The chamber later approved a second bill, the Farm Workforce Modernization Act, in a 247-174 vote. Thirty Republicans voted to approve the bill and one Democrat ― Rep. Jared Golden of Maine ― voted no.
That second bill would allow eligible undocumented farmworkers to apply for legal status and is the biggest legalization effort with broad Republican support. A majority of the country’s roughly 2.4 million farmworkers are undocumented.
The bills would be life-changing for undocumented immigrants.
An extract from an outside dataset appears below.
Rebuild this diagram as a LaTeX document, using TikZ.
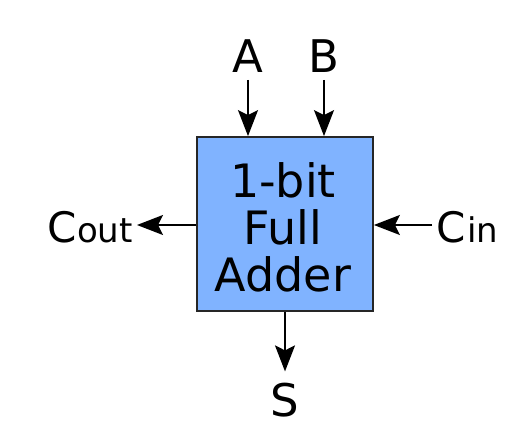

While many Dreamers are currently protected by the Deferred Action for Childhood Arrivals program, they remain at risk of deportation and lack permanent status.
Both bills have support from the White House.
“Ensuring that Dreamers and TPS recipients have a clear path to citizenship would deliver much-needed economic security and stability to millions of people who currently face perpetual uncertainty and vulnerability as a result of their immigration status,” read a statement from the White House released on Thursday.
Biden urged all members of the House to vote in favor of the bills in a tweet and said it was “long past time Congress gives a path to citizenship for Dreamers and TPS recipients who strengthen our country and call our nation home.”
But immigration reform is always a heavy lift in Congress ― and particularly now, after former President Donald Trump spent years pushing anti-immigrant and restrictionist policies with the support of most Republicans.
It has been more than three decades since Congress enacted broad immigration reforms, and anything proposed since then has struggled to gain enough support. In 2019, both bills passed the House at the time but were never taken up in the then-Republican-led Senate for a vote.
Earlier this week, Senate Judiciary Committee Chair Dick Durbin (D-Ill.) told reporters that he was not optimistic of the legislation garnering enough bipartisan support.
“I don’t see a means of reaching that,” said Durbin, who has been championing protections for Dreamers for two decades. “I want it. I think we are much more likely to deal with discrete elements” of such a plan.
The vote comes at a time where the Biden administration is facing scrutiny amid the biggest surge of migrants at its southwestern border in 20 years. More than 100,000 migrants were apprehended at the border with Mexico in February, according to the U.S. Customs and Border Protection. Another several thousand unaccompanied minors were also in CBP custody as of last Sunday held in shocking conditions, prompting outrage from lawmakers and activists alike.
Sen. Lindsey Graham (R-S.C.), an immigration reform supporter-turned Trump ally who co-sponsored the Dream Act with Durbin, said Wednesday that Republicans will not work on immigration measures without changes in border policy.
“The Biden administration is creating chaos where there was order,” Graham said. “The only way we’ll be able to sit down with our Democratic colleagues is for us to regain control of the border.”
During the floor vote Thursday, Democratic Rep. Jerry Nadler (D-N.Y.) stated that the issue at the border was not an excuse.
“I have no doubt that some of my Republican colleagues will stand before us today and use what they claim as a crisis at the border as an excuse not to support this bill,” he said. “But let’s get one thing straight. This legislation is not about the border. This legislation is about finally delivering on our promise to America’s dreamers and others who are equally deserving of our protection.”